EBIT (1-t) taxes interest, but you would generally remove interest before taxing EBT. What am I missing here?


EBIT = Operating profit. So multiplying by (1-t) gives you an idea of operating profit after tax before taking into consideration financial leverage. Thus, why interest is still in there. Two firms with the same EBIT but with different leverage will have different Net Income amounts. One of the knocks against EBIT is that it’s before tax, not after. NOPLAT adjusts that.

To calculate NI we deduct interest and than tax it but NOPLAT can be used in multiple other ways. Like el duque discussed one use. Economic Value Added is also calculated using NOPLAT & $WACC to check what value has the management added to the firm in an accounting period, mostly a year. In WACC the after tax cost of debt is used and NOPLAT is also after tax, they both are kind of standardized then.


Neither of you really addressed the main question though. If you take EBIT and multiply by the tax rate, you are effectively taxing interest.

Let’s say that your EBIT=100, tax rate is 40%, and interest expense is 20. NOPLAT or EBIT (1-t) is 60, and then we deduct interest expense to get to NI of 40.

However, if we do what is usually done and deduct interest beforehand, we get EBT of 80 and then tax EBT at 40% to get NI of 48.

How is NOPLAT an adequate method given that it overstates taxes?

Err…what was the main question?

Oh I see…

I think the point is, you wouldn’t go through your first calculation to begin with.
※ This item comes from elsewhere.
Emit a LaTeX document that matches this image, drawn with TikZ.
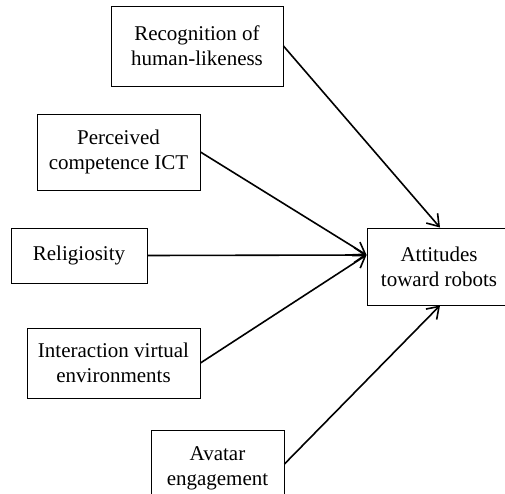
\documentclass[tikz,border=0pt]{standalone}
\usepackage{fontspec}
\setmainfont{Liberation Serif}
\usetikzlibrary{arrows.meta}
\tikzset{
  box/.style={draw,line width=0.9pt,align=center,inner sep=0pt,font=\fontsize{21}{25}\selectfont},
  link/.style={line width=1.6pt,-{Straight Barb[length=11pt,width=15pt,line width=1.6pt]}}
}
\begin{document}
\begin{tikzpicture}[x=1pt,y=-1pt]
\useasboundingbox (0,0) rectangle (505,494);
\node[box,minimum width=172pt,minimum height=80pt] (rec) at (197,46) {Recognition of\\human-likeness};
\node[box,minimum width=163pt,minimum height=76pt] (per) at (118.5,152) {Perceived\\competence ICT};
\node[box,minimum width=136pt,minimum height=55pt] (rel) at (79,255.5) {Religiosity};
\node[box,minimum width=173pt,minimum height=70pt] (int) at (113.5,363) {Interaction virtual\\environments};
\node[box,minimum width=133pt,minimum height=76pt] (ava) at (217.5,468) {Avatar\\engagement};
\node[box,minimum width=144pt,minimum height=77pt] (att) at (439,266.5) {Attitudes\\toward robots};
\coordinate (attin) at ([yshift=11.5pt]att.west);
\draw[link] (rec.east) -- ([xshift=1pt]att.north);
\foreach \n in {per,rel,int} {
  \draw[link] (\n.east) -- (attin);
}
\draw[link] ([yshift=4pt]ava.east) -- ([xshift=1pt]att.south);
\end{tikzpicture}
\end{document}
There is no reason to get Net Income by the method you describe.

NOPLAT is a way to say “What is my operating profit when I take into account taxes?”.
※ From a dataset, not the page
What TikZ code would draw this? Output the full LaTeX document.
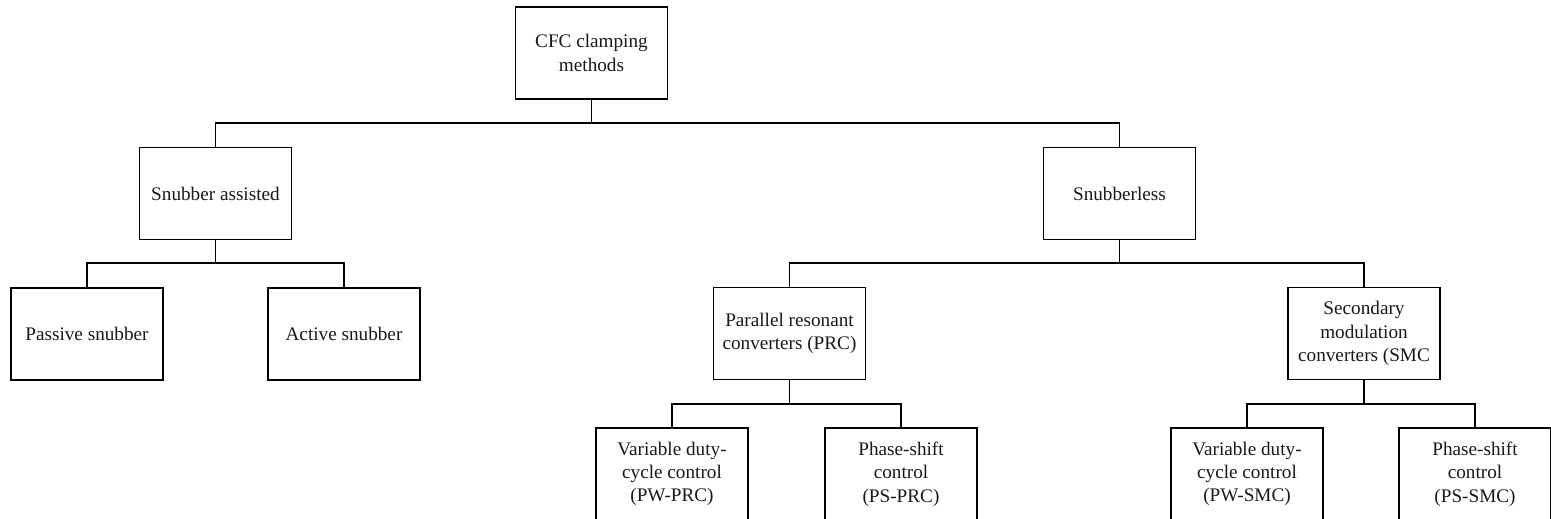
\documentclass[tikz,border=0pt]{standalone}
\usepackage{fontspec}
\setmainfont{Liberation Serif}
\begin{document}
\begin{tikzpicture}[x=1pt,y=-1pt,
  box/.style={draw=black,line width=1.4pt,minimum width=152pt,minimum height=92pt,
    inner sep=2pt,align=center,font=\fontsize{19.2}{23.3}\selectfont,text=black!90},
  link/.style={draw=black,line width=1.4pt}]
\useasboundingbox (0,0) rectangle (1551,519);
\clip (0,0) rectangle (1551,519);
\fill[white] (0,0) rectangle (1551,519);
\node[box] (root) at (591.5,53) {CFC clamping\\methods};
\node[box] (sa) at (215.5,193.5) {Snubber assisted};
\node[box] (sl) at (1119.5,193.5) {Snubberless};
\node[box] (ps) at (87,334) {Passive snubber};
\node[box] (as) at (344,334) {Active snubber};
\node[box] (prc) at (789.5,333.5) {Parallel resonant\\converters (PRC)};
\node[box] (smc) at (1364,333.5) {Secondary\\modulation\\converters (SMC};
\node[box] (pwprc) at (672,474) {Variable duty-\\cycle control\\(PW-PRC)};
\node[box] (psprc) at (901,474) {Phase-shift\\control\\(PS-PRC)};
\node[box] (pwsmc) at (1247,474) {Variable duty-\\cycle control\\(PW-SMC)};
\node[box] (pssmc) at (1475,474) {Phase-shift\\control\\(PS-SMC)};
\coordinate (b1) at (0,123);
\coordinate (b2) at (0,263);
\coordinate (b3) at (0,404);
\draw[link] (root.south) -- (root.south |- b1) -| (sa.north);
\draw[link] (root.south |- b1) -| (sl.north);
\draw[link] (sa.south) -- (sa.south |- b2) -| (ps.north);
\draw[link] (sa.south |- b2) -| (as.north);
\draw[link] (sl.south) -- (sl.south |- b2) -| (prc.north);
\draw[link] (sl.south |- b2) -| (smc.north);
\draw[link] (prc.south) -- (prc.south |- b3) -| (pwprc.north);
\draw[link] (prc.south |- b3) -| (psprc.north);
\draw[link] (smc.south) -- (smc.south |- b3) -| (pwsmc.north);
\draw[link] (smc.south |- b3) -| (pssmc.north);
\end{tikzpicture}
\end{document}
Not, “What would Net Income be if I used NOPLAT instead of EBIT?”.

That’s really all it’s answering. In terms of being adequate…it depends on the function. In terms of cash flows, it’s not all that good because Depreciation and other Non Cash charges are not included.

However, in terms of comparing it to EBIT, then the after tax effect is supposed to make it more relevant.

*shrug* I’m just explaining it how I understood it. I personally never saw NOPLAT in any of my accounting or finance classes before taking these exams.

Does the LOS then expect us to calculate… given the mess it is??

I would think so. It comes up again in reading 42 for EVA. it’s really not a difficult formula to remember if you’re using EBIT * (1-t).